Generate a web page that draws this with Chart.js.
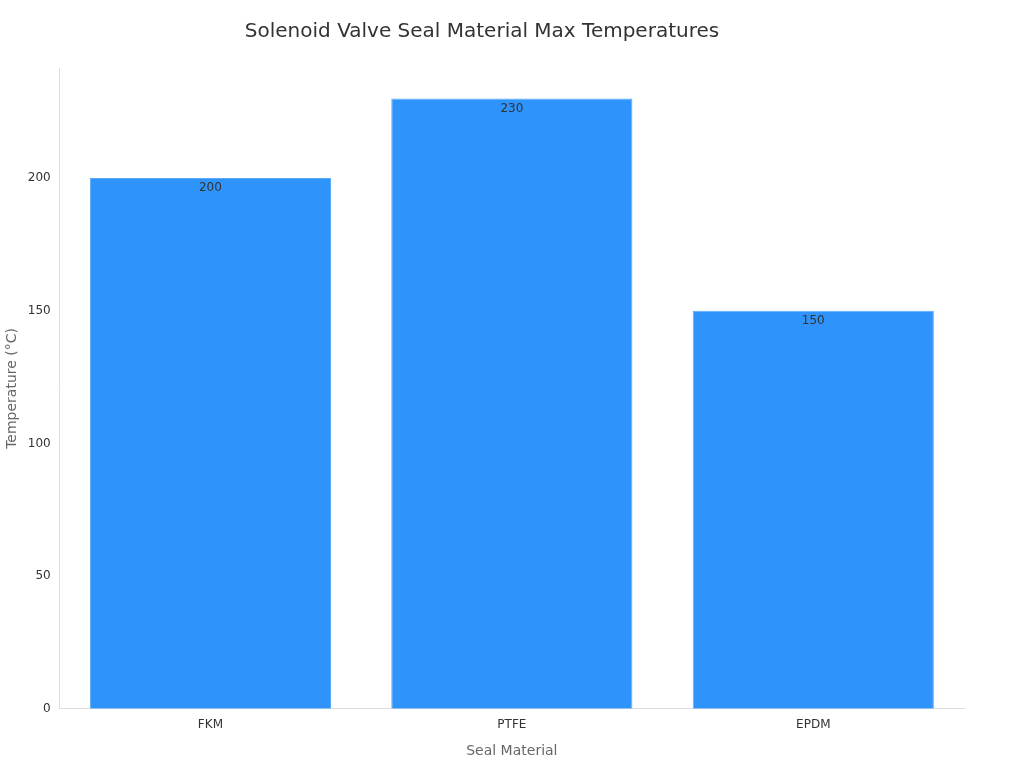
<!DOCTYPE html>
<html><head><meta charset="utf-8">
<script src="https://cdn.jsdelivr.net/npm/chart.js@4/dist/chart.umd.min.js"></script>
<style>html,body{margin:0;padding:0;background:#fff}#w{width:1024px;height:768px}</style>
</head><body><div id="w"><canvas id="c" width="1024" height="768"></canvas></div>
<script>
const categories = ["FKM", "PTFE", "EPDM"];
const temperatures = [200, 230, 150];
const yTickValues = [0, 50, 100, 150, 200];

const labelPlugin = {
  id: 'lbl',
  afterDatasetsDraw(chart) {
    const ctx = chart.ctx;
    const meta = chart.getDatasetMeta(0);
    ctx.save();
    ctx.font = '12px "DejaVu Sans", sans-serif';
    ctx.fillStyle = '#333';
    ctx.textAlign = 'center';
    ctx.textBaseline = 'middle';
    meta.data.forEach((b, i) => ctx.fillText(String(temperatures[i]), b.x, b.y + 10));
    ctx.restore();
  }
};

new Chart(document.getElementById('c'), {
  type: 'bar',
  data: { labels: categories, datasets: [{ data: temperatures, backgroundColor: '#2e93fa', borderColor: '#5aaaf8', borderWidth: 1, barPercentage: 0.8, categoryPercentage: 1 }] },
  options: {
    responsive: false, animation: false,
    layout: { padding: { left: 0, right: 60, top: 10, bottom: 4 } },
    plugins: {
      legend: { display: false }, tooltip: { enabled: false },
      title: { display: true, text: 'Solenoid Valve Seal Material Max Temperatures', color: '#333', font: { family: '"DejaVu Sans", sans-serif', size: 20, weight: 'normal' }, padding: { top: 10, bottom: 24 } }
    },
    scales: {
      x: {
        grid: { display: false, drawTicks: true, tickLength: 6 },
        border: { color: '#ddd' },
        ticks: { color: '#333', font: { family: '"DejaVu Sans", sans-serif', size: 12 } },
        title: { display: true, text: 'Seal Material', color: '#666', font: { family: '"DejaVu Sans", sans-serif', size: 14 }, padding: { top: 8 } }
      },
      y: {
        min: 0, max: 241.5,
        afterBuildTicks(s) { s.ticks = yTickValues.map(v => ({ value: v })); },
        grid: { display: false, drawTicks: true, tickLength: 6 },
        border: { color: '#ddd' },
        ticks: { color: '#333', font: { family: '"DejaVu Sans", sans-serif', size: 12 } },
        title: { display: true, text: 'Temperature (°C)', color: '#666', font: { family: '"DejaVu Sans", sans-serif', size: 14 } }
      }
    }
  },
  plugins: [labelPlugin]
});
</script></body></html>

*Exercise task*:
Give every line above again exactly, with no pictures.

*Answer in full*:
Generate a web page that draws this with Chart.js.
<!DOCTYPE html>
<html><head><meta charset="utf-8">
<script src="https://cdn.jsdelivr.net/npm/chart.js@4/dist/chart.umd.min.js"></script>
<style>html,body{margin:0;padding:0;background:#fff}#w{width:1024px;height:768px}</style>
</head><body><div id="w"><canvas id="c" width="1024" height="768"></canvas></div>
<script>
const categories = ["FKM", "PTFE", "EPDM"];
const temperatures = [200, 230, 150];
const yTickValues = [0, 50, 100, 150, 200];

const labelPlugin = {
  id: 'lbl',
  afterDatasetsDraw(chart) {
    const ctx = chart.ctx;
    const meta = chart.getDatasetMeta(0);
    ctx.save();
    ctx.font = '12px "DejaVu Sans", sans-serif';
    ctx.fillStyle = '#333';
    ctx.textAlign = 'center';
    ctx.textBaseline = 'middle';
    meta.data.forEach((b, i) => ctx.fillText(String(temperatures[i]), b.x, b.y + 10));
    ctx.restore();
  }
};

new Chart(document.getElementById('c'), {
  type: 'bar',
  data: { labels: categories, datasets: [{ data: temperatures, backgroundColor: '#2e93fa', borderColor: '#5aaaf8', borderWidth: 1, barPercentage: 0.8, categoryPercentage: 1 }] },
  options: {
    responsive: false, animation: false,
    layout: { padding: { left: 0, right: 60, top: 10, bottom: 4 } },
    plugins: {
      legend: { display: false }, tooltip: { enabled: false },
      title: { display: true, text: 'Solenoid Valve Seal Material Max Temperatures', color: '#333', font: { family: '"DejaVu Sans", sans-serif', size: 20, weight: 'normal' }, padding: { top: 10, bottom: 24 } }
    },
    scales: {
      x: {
        grid: { display: false, drawTicks: true, tickLength: 6 },
        border: { color: '#ddd' },
        ticks: { color: '#333', font: { family: '"DejaVu Sans", sans-serif', size: 12 } },
        title: { display: true, text: 'Seal Material', color: '#666', font: { family: '"DejaVu Sans", sans-serif', size: 14 }, padding: { top: 8 } }
      },
      y: {
        min: 0, max: 241.5,
        afterBuildTicks(s) { s.ticks = yTickValues.map(v => ({ value: v })); },
        grid: { display: false, drawTicks: true, tickLength: 6 },
        border: { color: '#ddd' },
        ticks: { color: '#333', font: { family: '"DejaVu Sans", sans-serif', size: 12 } },
        title: { display: true, text: 'Temperature (°C)', color: '#666', font: { family: '"DejaVu Sans", sans-serif', size: 14 } }
      }
    }
  },
  plugins: [labelPlugin]
});
</script></body></html>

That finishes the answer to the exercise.